= Senbernarė Bitė =

St. Bernard dog (2004–2016)

Bitė (31 May 2004 – 31 May 2016) was a female St. Bernard dog in Kaunas, Lithuania. She was known locally for navigating the city on her own, including crossing streets, riding public transport, and running errands for her owner. According to her owner, she also rescued several animals and a child in her lifetime.

After Bitė's death, a bronze sculpture of her was installed in the Žaliakalnis district of Kaunas.

== Life ==
Bitė lived her entire life in the Žaliakalnis district of Kaunas with her owner, Algimantas Bakas. Bakas said that he initially gifted Bitė to his friend, who had wanted a Saint Bernard since childhood. However, after six months, she returned Bitė to Bakas, saying the dog was causing disruption at home. Bakas described Bitė as mischievous when young, but said she later became calmer and obedient.

Bitė was often seen at Žaliakalnio turgavietė, a local market in Kaunas, carrying a basket in her mouth with a shopping list and money, and returning home with the requested items. Bakas had trained Bitė to carry a shopping basket in her mouth as a way to show that she was harmless, after receiving complaints from members of the public and fines from the police for not muzzling her.

Bitė was reported to cross streets unaccompanied (including waiting for traffic lights to change) and to ride the trolleybus. Bakas said she was also able to perform other domestic chores, such as taking out the rubbish and bringing in firewood.

Bakas credited Bitė with rescuing several animals throughout her life, including fourteen cats, and said that on several occasions, her maternal instinct triggered lactation, and she nursed the kittens until they recovered. He also said that she saved a chick from being run over after it fell from a crate in a car reversing into the Aleksotas market, and rescued a child from drowning in an open reservoir left behind by the Soviet army.

To mark Bitė’s tenth birthday, Kaunas residents gathered in Laisvės alėja in Kaunas.
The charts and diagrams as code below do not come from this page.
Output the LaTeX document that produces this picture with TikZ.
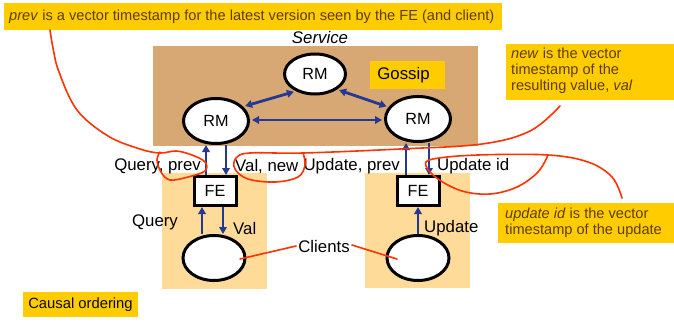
\documentclass[tikz,border=0pt]{standalone}
\usepackage{fontspec}
\setmainfont{Liberation Sans}
\usetikzlibrary{arrows.meta,shapes.geometric,calc}
\definecolor{svcbrown}{RGB}{216,168,116}
\definecolor{lightorange}{RGB}{255,219,153}
\definecolor{noteyellow}{RGB}{255,204,0}
\definecolor{notetext}{RGB}{92,62,0}
\definecolor{flowblue}{RGB}{35,57,147}
\definecolor{annotred}{RGB}{255,51,0}
\tikzset{
  rmnode/.style={ellipse, draw=black, line width=3pt, fill=white, inner sep=0pt,
    minimum width=65pt, minimum height=45pt, font=\fontsize{16.2}{19}\selectfont},
  clientnode/.style={ellipse, draw=black, line width=3pt, fill=white, inner sep=0pt,
    minimum width=62pt, minimum height=45pt},
  fenode/.style={rectangle, draw=black, line width=3pt, fill=white, inner sep=0pt,
    minimum width=42pt, minimum height=29pt, font=\fontsize{16.2}{19}\selectfont},
  lbl/.style={inner sep=0pt, font=\fontsize{16.8}{19}\selectfont, text=black},
  notetxt/.style={inner sep=0pt, text=notetext, font=\fontsize{14.6}{16}\selectfont, align=left},
  flow/.style={draw=flowblue, line width=2.8pt, -{Triangle[length=7pt,width=7.5pt]}},
  gossiparrow/.style={draw=flowblue, line width=2.8pt, {Triangle[length=7pt,width=7.5pt]}-{Triangle[length=7pt,width=7.5pt]}, shorten <=2pt, shorten >=2pt},
  annot/.style={draw=annotred, line width=1.6pt, line cap=round, line join=round}
}
\begin{document}
\begin{tikzpicture}[x=1pt,y=-1pt]
\useasboundingbox (0,0) rectangle (674,321);

% backgrounds
\fill[svcbrown] (153,46) rectangle (478,146);
\fill[lightorange] (162,173) rectangle (267,289);
\fill[lightorange] (365,173) rectangle (470,288);

% note boxes
\fill[noteyellow] (4,3) rectangle (502,30);
\node[notetxt, anchor=west] (prevnote) at (9,17) {\textit{prev} is a vector timestamp for the latest version seen by the FE (and client)};
\fill[noteyellow] (506,44) rectangle (674,100);
\node[notetxt, anchor=north west] (newnote) at (511,48) {\textit{new} is the vector\\timestamp of the\\resulting value, \textit{val}};
\fill[noteyellow] (498,203) rectangle (674,243);
\node[notetxt, anchor=west] (updnote) at (505,223) {\textit{update id} is the vector\\timestamp of the update};
\fill[noteyellow] (23,292) rectangle (138,317);
\node[inner sep=0pt, text=black!85!notetext, font=\fontsize{14.8}{16}\selectfont] (causal) at (80.5,304.5) {Causal ordering};
\fill[noteyellow] (370,61) rectangle (445,89);
\node[lbl] (gossip) at (403.5,75) {Gossip};

\node[lbl, font=\fontsize{16.8}{19}\selectfont\itshape] (service) at (320,37) {Service};

% replica managers
\node[rmnode, minimum width=61pt, minimum height=40pt] (rmT) at (315,74) {RM};
\node[rmnode] (rmL) at (216,121) {RM};
\node[rmnode] (rmR) at (418,119) {RM};

% front ends and clients
\node[fenode] (feL) at (215,191) {FE};
\node[fenode] (feR) at (418,191) {FE};
\node[clientnode] (clL) at (214,258) {};
\node[clientnode] (clR) at (418,258) {};

% gossip arrows
\draw[gossiparrow] (rmL.28) -- (rmT.222);
\draw[gossiparrow] (rmT.-35) -- (rmR.158);
\draw[gossiparrow] ([yshift=1pt]rmL.east) -- ([yshift=1pt]rmL.east -| rmR.west);

% FE <-> RM
\draw[flow] ([xshift=-9pt]feL.north) -- ([xshift=-9pt]feL.north |- rmL.south);
\draw[flow] ([xshift=11pt]feL.north |- rmL.south) -- ([xshift=11pt]feL.north);
\draw[flow] ([xshift=-12pt]feR.north) -- ([xshift=-12pt]feR.north |- rmR.south);
\draw[flow] ([xshift=11pt]feR.north |- rmR.south) -- ([xshift=11pt]feR.north);

% client <-> FE
\draw[flow] ([xshift=-13pt]feL.south |- clL.north) -- ([xshift=-13pt]feL.south);
\draw[flow] ([xshift=8pt]feL.south) -- ([xshift=8pt]feL.south |- clL.north);
\draw[flow] (clR.north) -- (feR.south);

% labels
\node[lbl, anchor=east] (qprev) at (201,166) {Query, prev};
\node[lbl, anchor=west] (vnew) at (235,166) {Val, new};
\node[lbl, anchor=east] (uprev) at (400,166) {Update, prev};
\node[lbl, anchor=west] (uid) at (437,166) {Update id};
\node[lbl] (query) at (155,222) {Query};
\node[lbl, anchor=west] (val) at (233,228) {Val};
\node[lbl, anchor=west] (update) at (424,228) {Update};
\node[lbl] (clients) at (324,246) {Clients};

% annotation lines to clients
\draw[annot] ([xshift=26pt,yshift=-1pt]clL.center) -- ([xshift=-2pt]clients.west);
\draw[annot] ([xshift=2pt,yshift=1pt]clients.east) -- ([xshift=-21pt,yshift=-1pt]clR.center);

% red freehand annotations
\draw[annot] plot[smooth, tension=0.6] coordinates {(50,30) (53,48) (59,72) (77,110) (108,136) (140,149) (160,153) (176,151) (192,155) (205,162) (205,171) (188,177) (170,180) (161,172) (157,160) (160,152)};
\draw[annot] plot[smooth, tension=0.6] coordinates {(560,106) (530,131) (482,144) (400,149) (303,153) (250,153) (236,158) (235,169) (248,179) (275,182) (298,177) (305,165) (303,153)};
\draw[annot] plot[smooth, tension=0.6] coordinates {(622,198) (612,177) (588,162) (548,155) (478,155) (433,159) (426,166) (438,179) (462,191) (490,194) (517,187) (538,172) (548,155)};
\end{tikzpicture}
\end{document}
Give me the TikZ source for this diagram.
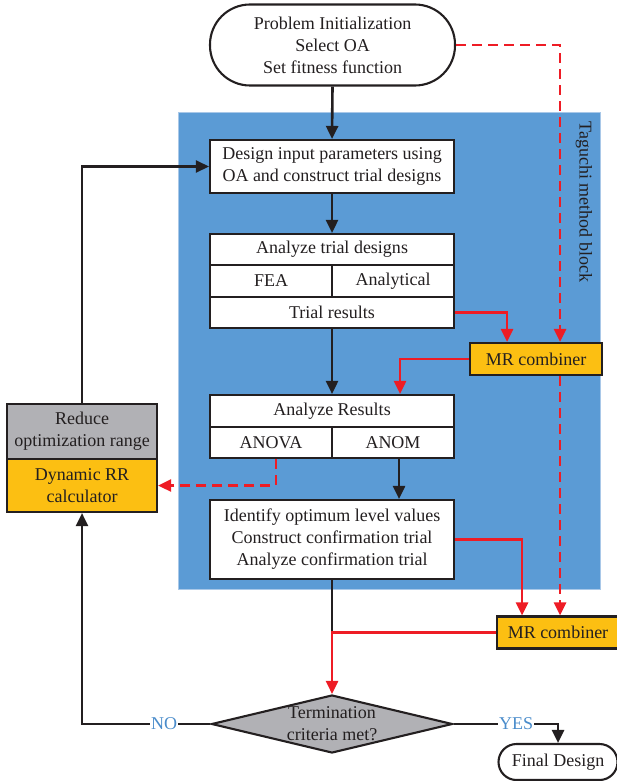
\documentclass[tikz,border=0pt]{standalone}
\usepackage{fontspec}
\setmainfont{Liberation Serif}
\usetikzlibrary{arrows.meta,shapes.geometric,calc}
\definecolor{tblue}{HTML}{5B9BD5}
\definecolor{tblueedge}{HTML}{A9C8E8}
\definecolor{tyellow}{HTML}{FCBF12}
\definecolor{tgray}{HTML}{B1B1B5}
\definecolor{tred}{HTML}{EE1C25}
\definecolor{tlbl}{HTML}{4A8CCB}
\definecolor{tblack}{HTML}{231F20}
\begin{document}
\begin{tikzpicture}[x=1pt,y=-1pt,
  font=\fontsize{18}{22}\selectfont,
  box/.style={draw=tblack,line width=2.1pt,fill=white,rectangle,inner sep=0pt,align=center,text=tblack},
  blk/.style={draw=tblack,line width=2.6pt,-{Triangle[length=13pt,width=12pt]}},
  blkline/.style={draw=tblack,line width=2.6pt},
  redarr/.style={draw=tred,line width=2.6pt,-{Triangle[length=13pt,width=12pt]}},
  reddash/.style={draw=tred,line width=2.6pt,dash pattern=on 10pt off 6pt,-{Triangle[length=13pt,width=12pt]}},
  lbl/.style={fill=white,text=tlbl,inner sep=1pt}
]
\useasboundingbox (0,0) rectangle (617,781);
% Taguchi block background
\node[draw=tblueedge,line width=1pt,fill=tblue,minimum width=422pt,minimum height=476pt,inner sep=0pt] (blue) at (389,351) {};
\node[rotate=-90,text=tblack] (tag) at (584,202) {Taguchi method block};

% nodes
\node[box,rounded corners=40pt,minimum width=245pt,minimum height=81pt] (start) at (332.5,45) {Problem Initialization\\Select OA\\Set fitness function};
\node[box,minimum width=244pt,minimum height=53pt] (design) at (332,166.5) {Design input parameters using\\OA and construct trial designs};
\node[box,minimum width=244pt,minimum height=31pt] (atd) at (332,249.5) {Analyze trial designs};
\node[box,minimum width=122pt,minimum height=32pt] (fea) at (271,281) {FEA};
\node[box,minimum width=122pt,minimum height=32pt] (ana) at (393,281) {Analytical};
\node[box,minimum width=244pt,minimum height=31pt] (trial) at (332,312.5) {Trial results};
\node[box,fill=tyellow,minimum width=132pt,minimum height=32pt] (mr1) at (536,359) {MR combiner};
\node[box,minimum width=244pt,minimum height=32pt] (ares) at (332,411) {Analyze Results};
\node[box,minimum width=122pt,minimum height=31pt] (anova) at (271,442.5) {ANOVA};
\node[box,minimum width=122pt,minimum height=31pt] (anom) at (393,442.5) {ANOM};
\node[box,minimum width=244pt,minimum height=79pt] (ident) at (332,539.5) {Identify optimum level values\\Construct confirmation trial\\Analyze confirmation trial};
\node[box,fill=tyellow,minimum width=130pt,minimum height=32pt] (mr2) at (562,632.5) {\hspace*{-8pt}MR combiner};
\node[box,fill=tgray,minimum width=150pt,minimum height=55pt] (reduce) at (82,431.5) {Reduce\\optimization range};
\node[box,fill=tyellow,minimum width=150pt,minimum height=53pt] (dyn) at (82,485.5) {Dynamic RR\\calculator};
\node[draw=tblack,line width=2.1pt,fill=tgray,diamond,aspect=4.155,inner sep=0pt,minimum width=241pt,minimum height=58pt,
  label={[align=center,text=tblack]center:Termination\\criteria met?}] (term) at (332,724) {};
\node[box,rounded corners=18pt,minimum width=119pt,minimum height=36pt] (final) at (558,762) {Final Design};

% black flow
\draw[blk] (start.south) -- (design.north);
\draw[blk] (design.south) -- (atd.north);
\draw[blk] (trial.south) -- (ares.north);
\draw[blk] ([xshift=6pt]anom.south) -- ([xshift=6pt]anom.south |- ident.north);
\draw[blkline] (ident.south) -- (ident.south |- mr2.west);
\draw[blk] (reduce.north) |- (design.west);
\draw[blk] (term.west) -| node[lbl,pos=0.18]{NO} (dyn.south);
\draw[blk] (term.east) -| node[lbl,pos=0.3]{YES} (final.north);

% red flow
\draw[redarr] (trial.east) -| ([xshift=-29pt]mr1.north);
\draw[redarr] (mr1.west) -| ([xshift=68pt]ares.north);
\draw[redarr] (ident.east) -| ([xshift=-40pt]mr2.north);
\draw[redarr] (mr2.west) -| (term.north);
\draw[reddash] (start.east) -| ([xshift=24pt]mr1.north);
\draw[reddash] ([xshift=24pt]mr1.south) -- ([xshift=24pt]mr1.south |- mr2.north);
\draw[reddash] ([xshift=5pt]anova.south) |- (dyn.east);
\end{tikzpicture}
\end{document}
A local hairdresser groomed Bitė for the occasion, and a bakery made a four-kilogram B-shaped cake.

== Death ==
Bitė died on 31 May 2016, from heart disease. Her death was reported by Lithuanian media, with some outlets calling her a symbol of Kaunas.

== Legacy ==

=== Statue of Bitė ===
In 2018, a bronze, life-size sculpture of Bitė was erected in the Žaliakalnis district of Kaunas, near the Žaliakalnis market on Zanavykų Street. The location was chosen because that's where Bitė was often seen during her life.

The work was created by sculptor Lukas Šiupšinskas. The project originated as a proposal by Bakas and was delivered through the urban art initiative 'Kauno akcentai' ("Kaunas Accents"). According to Lithuanian press coverage at the time of the unveiling, it was the third public monument to a St. Bernard in the world and the first to a female of the breed.

The sculpture has subsequently been included in Lithuanian travel listings of notable animal monuments in the country.

=== Memoir of Bitė ===
Following Bitė's death, Bakas started working on a memoir about his life with his pet. The Lithuanian newspaper Kauno diena reported that the project was both a personal account and a tribute to those who had known Bitė.